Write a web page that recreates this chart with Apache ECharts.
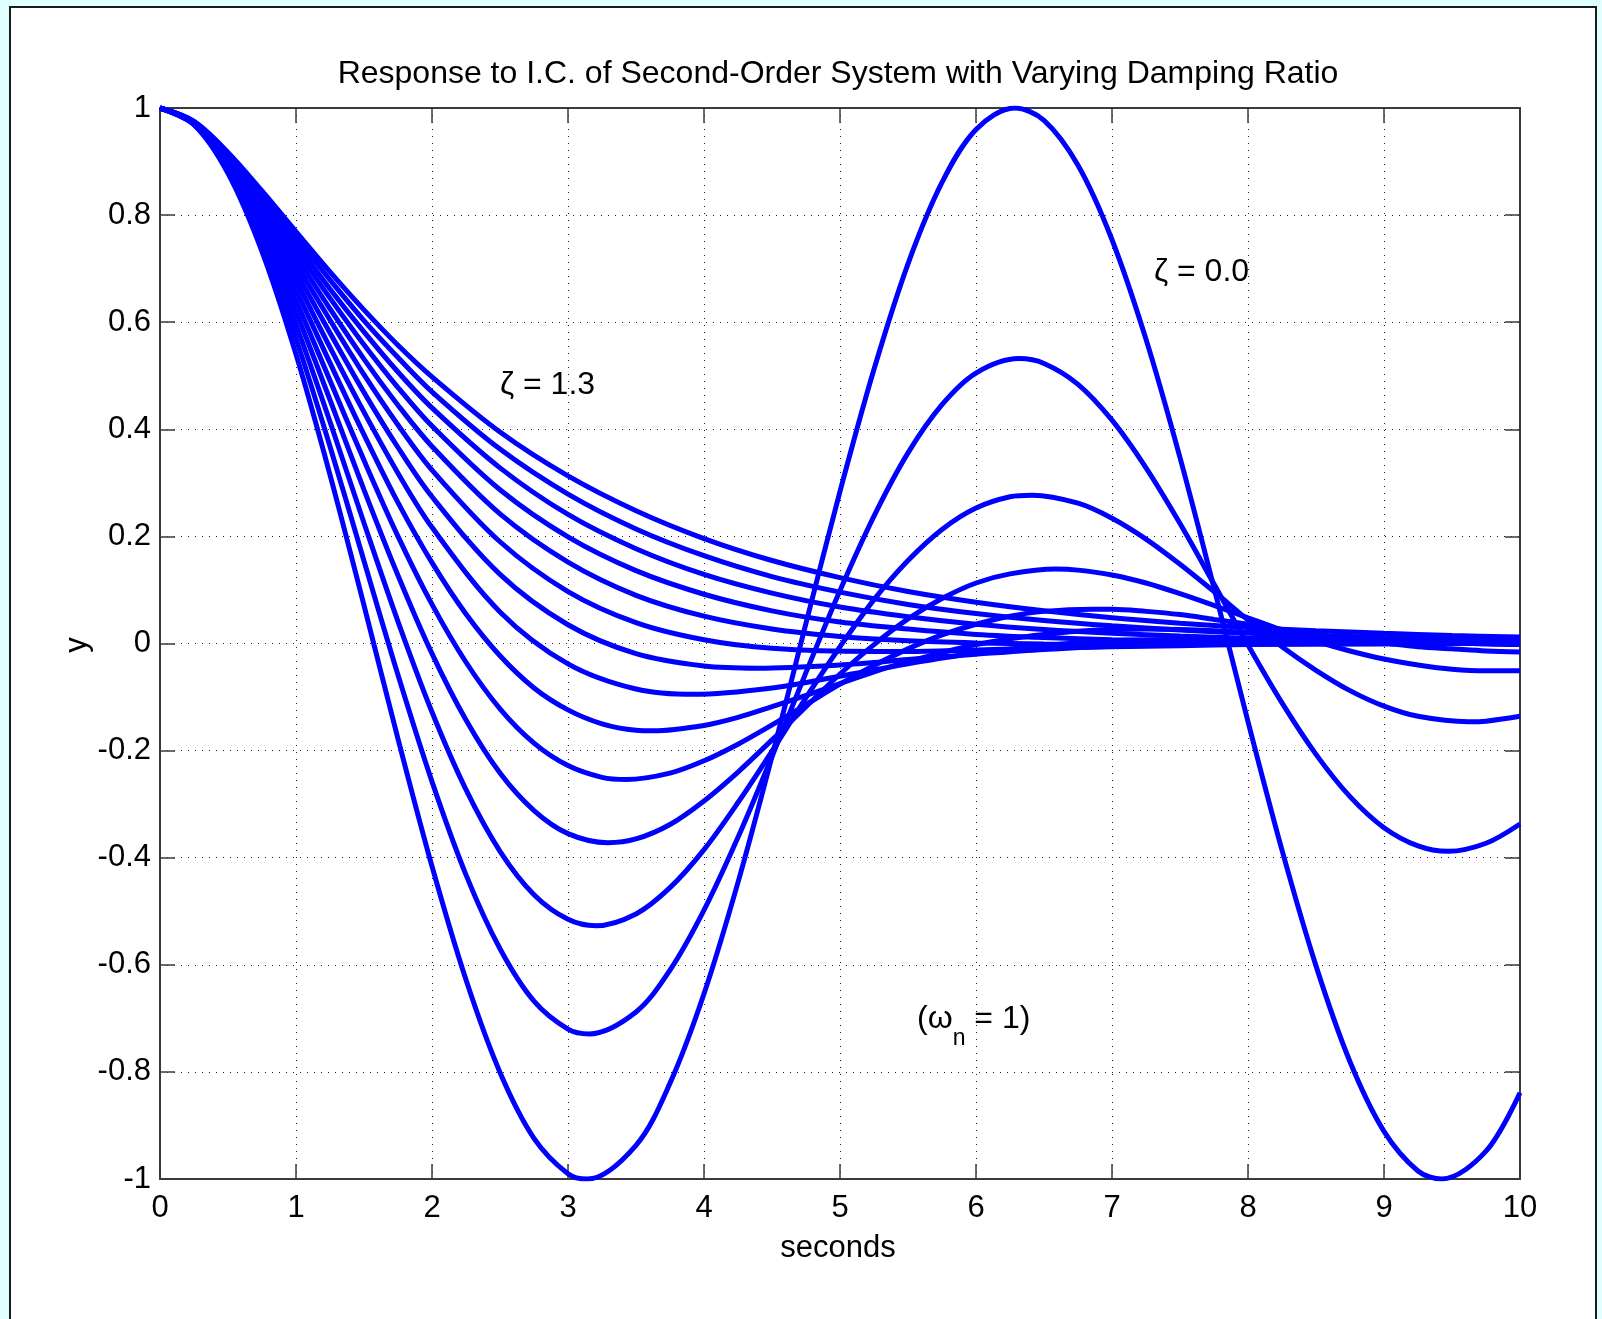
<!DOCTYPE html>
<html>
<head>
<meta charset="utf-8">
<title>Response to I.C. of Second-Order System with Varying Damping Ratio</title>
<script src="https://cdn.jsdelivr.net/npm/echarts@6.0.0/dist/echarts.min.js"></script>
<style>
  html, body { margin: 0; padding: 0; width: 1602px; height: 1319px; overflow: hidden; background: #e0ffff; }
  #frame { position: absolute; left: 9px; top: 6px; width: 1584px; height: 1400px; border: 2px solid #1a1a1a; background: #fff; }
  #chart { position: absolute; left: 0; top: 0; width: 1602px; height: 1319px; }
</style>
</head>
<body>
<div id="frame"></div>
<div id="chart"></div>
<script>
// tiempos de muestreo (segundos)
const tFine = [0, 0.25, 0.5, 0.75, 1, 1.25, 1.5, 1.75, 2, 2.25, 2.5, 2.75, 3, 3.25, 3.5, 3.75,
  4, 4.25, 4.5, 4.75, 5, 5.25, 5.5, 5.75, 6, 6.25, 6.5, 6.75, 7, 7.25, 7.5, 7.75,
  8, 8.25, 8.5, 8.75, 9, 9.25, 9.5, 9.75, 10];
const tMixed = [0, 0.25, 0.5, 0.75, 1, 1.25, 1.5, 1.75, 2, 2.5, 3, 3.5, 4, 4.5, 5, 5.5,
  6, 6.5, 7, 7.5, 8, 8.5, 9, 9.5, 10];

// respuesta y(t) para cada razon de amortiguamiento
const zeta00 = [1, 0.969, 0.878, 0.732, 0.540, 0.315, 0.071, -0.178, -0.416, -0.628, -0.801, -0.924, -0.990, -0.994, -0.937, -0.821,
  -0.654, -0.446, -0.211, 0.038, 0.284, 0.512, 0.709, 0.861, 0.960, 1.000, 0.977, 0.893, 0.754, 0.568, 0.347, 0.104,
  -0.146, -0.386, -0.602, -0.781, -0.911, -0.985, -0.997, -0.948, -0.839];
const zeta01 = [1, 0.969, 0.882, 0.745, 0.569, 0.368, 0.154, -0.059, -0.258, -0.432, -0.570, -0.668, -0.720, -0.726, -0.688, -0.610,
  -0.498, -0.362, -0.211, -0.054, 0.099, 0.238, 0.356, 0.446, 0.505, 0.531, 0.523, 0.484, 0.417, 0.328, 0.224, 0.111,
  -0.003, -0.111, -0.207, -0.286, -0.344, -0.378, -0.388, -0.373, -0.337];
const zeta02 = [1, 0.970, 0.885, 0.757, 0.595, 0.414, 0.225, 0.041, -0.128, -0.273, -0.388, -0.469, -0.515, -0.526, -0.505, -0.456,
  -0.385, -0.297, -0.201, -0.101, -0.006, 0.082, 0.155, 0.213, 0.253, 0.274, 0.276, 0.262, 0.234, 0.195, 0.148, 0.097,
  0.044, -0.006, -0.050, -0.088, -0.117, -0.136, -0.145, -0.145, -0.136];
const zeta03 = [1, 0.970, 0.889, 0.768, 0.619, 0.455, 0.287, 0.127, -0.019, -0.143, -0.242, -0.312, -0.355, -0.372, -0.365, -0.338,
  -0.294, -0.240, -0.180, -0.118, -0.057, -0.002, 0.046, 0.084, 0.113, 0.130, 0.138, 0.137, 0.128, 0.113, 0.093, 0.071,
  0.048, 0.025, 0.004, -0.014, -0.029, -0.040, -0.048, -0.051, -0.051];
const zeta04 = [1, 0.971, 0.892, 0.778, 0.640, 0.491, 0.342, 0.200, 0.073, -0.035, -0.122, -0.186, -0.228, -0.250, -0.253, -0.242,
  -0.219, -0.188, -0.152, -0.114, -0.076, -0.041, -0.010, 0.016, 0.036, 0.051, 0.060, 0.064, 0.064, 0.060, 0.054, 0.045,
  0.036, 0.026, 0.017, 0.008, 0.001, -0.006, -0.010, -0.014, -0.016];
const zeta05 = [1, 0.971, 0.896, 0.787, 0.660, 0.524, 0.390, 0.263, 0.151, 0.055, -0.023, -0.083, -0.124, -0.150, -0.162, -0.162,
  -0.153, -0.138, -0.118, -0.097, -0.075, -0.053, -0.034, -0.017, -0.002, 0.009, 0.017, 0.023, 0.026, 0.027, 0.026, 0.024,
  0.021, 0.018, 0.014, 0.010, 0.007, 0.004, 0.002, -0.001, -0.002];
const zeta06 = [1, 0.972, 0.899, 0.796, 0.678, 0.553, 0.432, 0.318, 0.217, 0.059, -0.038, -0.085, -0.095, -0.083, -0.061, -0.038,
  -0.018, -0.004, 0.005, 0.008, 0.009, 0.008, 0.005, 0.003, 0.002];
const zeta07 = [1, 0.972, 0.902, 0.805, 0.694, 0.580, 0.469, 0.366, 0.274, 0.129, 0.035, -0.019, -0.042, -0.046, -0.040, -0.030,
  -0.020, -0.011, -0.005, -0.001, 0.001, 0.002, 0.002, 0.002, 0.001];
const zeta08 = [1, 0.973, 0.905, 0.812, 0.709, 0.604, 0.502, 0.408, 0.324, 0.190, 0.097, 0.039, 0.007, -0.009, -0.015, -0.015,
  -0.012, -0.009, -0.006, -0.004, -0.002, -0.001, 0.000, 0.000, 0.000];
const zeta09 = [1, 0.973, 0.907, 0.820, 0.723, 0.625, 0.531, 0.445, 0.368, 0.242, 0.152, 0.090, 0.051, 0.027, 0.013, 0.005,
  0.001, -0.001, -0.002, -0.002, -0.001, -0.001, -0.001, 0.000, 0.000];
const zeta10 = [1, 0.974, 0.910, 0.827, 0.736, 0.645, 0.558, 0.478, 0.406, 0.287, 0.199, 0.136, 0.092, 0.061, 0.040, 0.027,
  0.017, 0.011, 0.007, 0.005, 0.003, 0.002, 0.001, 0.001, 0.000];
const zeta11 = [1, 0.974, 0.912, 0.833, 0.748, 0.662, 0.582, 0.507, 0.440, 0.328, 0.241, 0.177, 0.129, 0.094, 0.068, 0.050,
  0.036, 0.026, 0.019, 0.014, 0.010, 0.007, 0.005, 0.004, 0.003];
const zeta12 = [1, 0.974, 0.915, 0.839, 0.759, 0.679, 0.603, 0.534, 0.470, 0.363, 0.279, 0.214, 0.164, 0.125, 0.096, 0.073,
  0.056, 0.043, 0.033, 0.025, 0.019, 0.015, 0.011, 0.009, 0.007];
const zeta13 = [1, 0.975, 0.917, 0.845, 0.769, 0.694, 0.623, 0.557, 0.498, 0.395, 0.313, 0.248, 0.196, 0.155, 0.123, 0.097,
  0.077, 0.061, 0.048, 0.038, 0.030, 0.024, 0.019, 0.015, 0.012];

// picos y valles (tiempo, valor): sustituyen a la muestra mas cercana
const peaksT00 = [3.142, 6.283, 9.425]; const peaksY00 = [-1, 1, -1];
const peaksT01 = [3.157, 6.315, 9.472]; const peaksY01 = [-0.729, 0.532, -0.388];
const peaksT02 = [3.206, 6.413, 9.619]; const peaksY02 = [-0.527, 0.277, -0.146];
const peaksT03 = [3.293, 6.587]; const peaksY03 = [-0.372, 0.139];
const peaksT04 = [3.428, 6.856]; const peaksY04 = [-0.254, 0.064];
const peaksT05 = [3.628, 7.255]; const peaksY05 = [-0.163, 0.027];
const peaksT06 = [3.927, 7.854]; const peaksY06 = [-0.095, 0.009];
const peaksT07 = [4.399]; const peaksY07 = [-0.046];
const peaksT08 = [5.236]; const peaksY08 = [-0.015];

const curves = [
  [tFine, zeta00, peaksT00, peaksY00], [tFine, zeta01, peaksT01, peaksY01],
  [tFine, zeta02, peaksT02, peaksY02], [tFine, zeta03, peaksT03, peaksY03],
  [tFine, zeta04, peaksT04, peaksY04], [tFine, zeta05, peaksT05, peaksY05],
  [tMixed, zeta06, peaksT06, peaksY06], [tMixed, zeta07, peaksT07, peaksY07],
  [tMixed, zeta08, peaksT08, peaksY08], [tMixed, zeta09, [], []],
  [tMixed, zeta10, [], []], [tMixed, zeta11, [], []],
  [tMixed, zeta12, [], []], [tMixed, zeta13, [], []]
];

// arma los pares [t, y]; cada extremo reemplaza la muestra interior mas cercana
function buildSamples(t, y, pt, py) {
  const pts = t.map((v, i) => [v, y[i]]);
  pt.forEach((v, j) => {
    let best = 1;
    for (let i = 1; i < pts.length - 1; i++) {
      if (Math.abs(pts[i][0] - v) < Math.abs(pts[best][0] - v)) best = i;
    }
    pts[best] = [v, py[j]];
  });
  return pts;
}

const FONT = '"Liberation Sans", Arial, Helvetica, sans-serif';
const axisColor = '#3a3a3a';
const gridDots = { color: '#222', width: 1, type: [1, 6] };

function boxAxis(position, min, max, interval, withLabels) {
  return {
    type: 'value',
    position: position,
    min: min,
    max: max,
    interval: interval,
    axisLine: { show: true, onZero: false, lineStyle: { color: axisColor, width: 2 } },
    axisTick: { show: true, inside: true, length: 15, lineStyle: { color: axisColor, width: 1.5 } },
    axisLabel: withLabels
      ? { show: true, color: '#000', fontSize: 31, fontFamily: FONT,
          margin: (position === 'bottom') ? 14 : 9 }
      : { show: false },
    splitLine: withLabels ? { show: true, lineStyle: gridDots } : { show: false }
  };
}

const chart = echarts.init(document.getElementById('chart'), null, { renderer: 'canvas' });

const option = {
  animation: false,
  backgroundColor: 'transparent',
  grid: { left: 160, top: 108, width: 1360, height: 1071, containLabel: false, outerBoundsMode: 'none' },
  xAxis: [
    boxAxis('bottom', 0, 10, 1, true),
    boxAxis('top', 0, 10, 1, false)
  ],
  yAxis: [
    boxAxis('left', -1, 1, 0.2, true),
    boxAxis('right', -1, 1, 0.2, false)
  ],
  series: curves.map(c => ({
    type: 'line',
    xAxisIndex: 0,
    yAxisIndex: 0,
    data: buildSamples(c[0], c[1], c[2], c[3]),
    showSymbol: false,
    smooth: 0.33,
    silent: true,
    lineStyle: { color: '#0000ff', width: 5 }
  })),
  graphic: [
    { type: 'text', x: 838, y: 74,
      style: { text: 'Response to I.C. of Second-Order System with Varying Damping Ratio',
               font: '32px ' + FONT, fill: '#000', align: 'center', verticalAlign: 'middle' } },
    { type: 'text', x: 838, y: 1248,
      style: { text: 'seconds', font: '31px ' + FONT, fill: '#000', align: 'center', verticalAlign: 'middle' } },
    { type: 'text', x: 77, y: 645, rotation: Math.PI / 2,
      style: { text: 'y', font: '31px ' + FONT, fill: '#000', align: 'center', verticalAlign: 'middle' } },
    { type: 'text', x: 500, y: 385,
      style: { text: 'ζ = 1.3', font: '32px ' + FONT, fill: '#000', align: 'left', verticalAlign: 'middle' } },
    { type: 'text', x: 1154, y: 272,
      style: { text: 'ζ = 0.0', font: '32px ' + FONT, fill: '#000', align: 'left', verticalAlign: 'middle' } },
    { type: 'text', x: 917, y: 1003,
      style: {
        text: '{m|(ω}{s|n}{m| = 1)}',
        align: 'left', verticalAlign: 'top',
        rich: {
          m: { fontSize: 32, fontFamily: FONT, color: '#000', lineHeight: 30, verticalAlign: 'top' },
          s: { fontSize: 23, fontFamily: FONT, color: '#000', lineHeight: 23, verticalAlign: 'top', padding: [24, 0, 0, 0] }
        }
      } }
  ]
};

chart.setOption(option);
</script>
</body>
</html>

----

• What this task involves:
Transcribe exactly, with no pictures, the lines running from the first line of the material through the line holding "6, 6.5, 7, 7.5, 8, 8.5, 9, 9.5, 10];".

• Exercise solution:
Write a web page that recreates this chart with Apache ECharts.
<!DOCTYPE html>
<html>
<head>
<meta charset="utf-8">
<title>Response to I.C. of Second-Order System with Varying Damping Ratio</title>
<script src="https://cdn.jsdelivr.net/npm/echarts@6.0.0/dist/echarts.min.js"></script>
<style>
  html, body { margin: 0; padding: 0; width: 1602px; height: 1319px; overflow: hidden; background: #e0ffff; }
  #frame { position: absolute; left: 9px; top: 6px; width: 1584px; height: 1400px; border: 2px solid #1a1a1a; background: #fff; }
  #chart { position: absolute; left: 0; top: 0; width: 1602px; height: 1319px; }
</style>
</head>
<body>
<div id="frame"></div>
<div id="chart"></div>
<script>
// tiempos de muestreo (segundos)
const tFine = [0, 0.25, 0.5, 0.75, 1, 1.25, 1.5, 1.75, 2, 2.25, 2.5, 2.75, 3, 3.25, 3.5, 3.75,
  4, 4.25, 4.5, 4.75, 5, 5.25, 5.5, 5.75, 6, 6.25, 6.5, 6.75, 7, 7.25, 7.5, 7.75,
  8, 8.25, 8.5, 8.75, 9, 9.25, 9.5, 9.75, 10];
const tMixed = [0, 0.25, 0.5, 0.75, 1, 1.25, 1.5, 1.75, 2, 2.5, 3, 3.5, 4, 4.5, 5, 5.5,
  6, 6.5, 7, 7.5, 8, 8.5, 9, 9.5, 10];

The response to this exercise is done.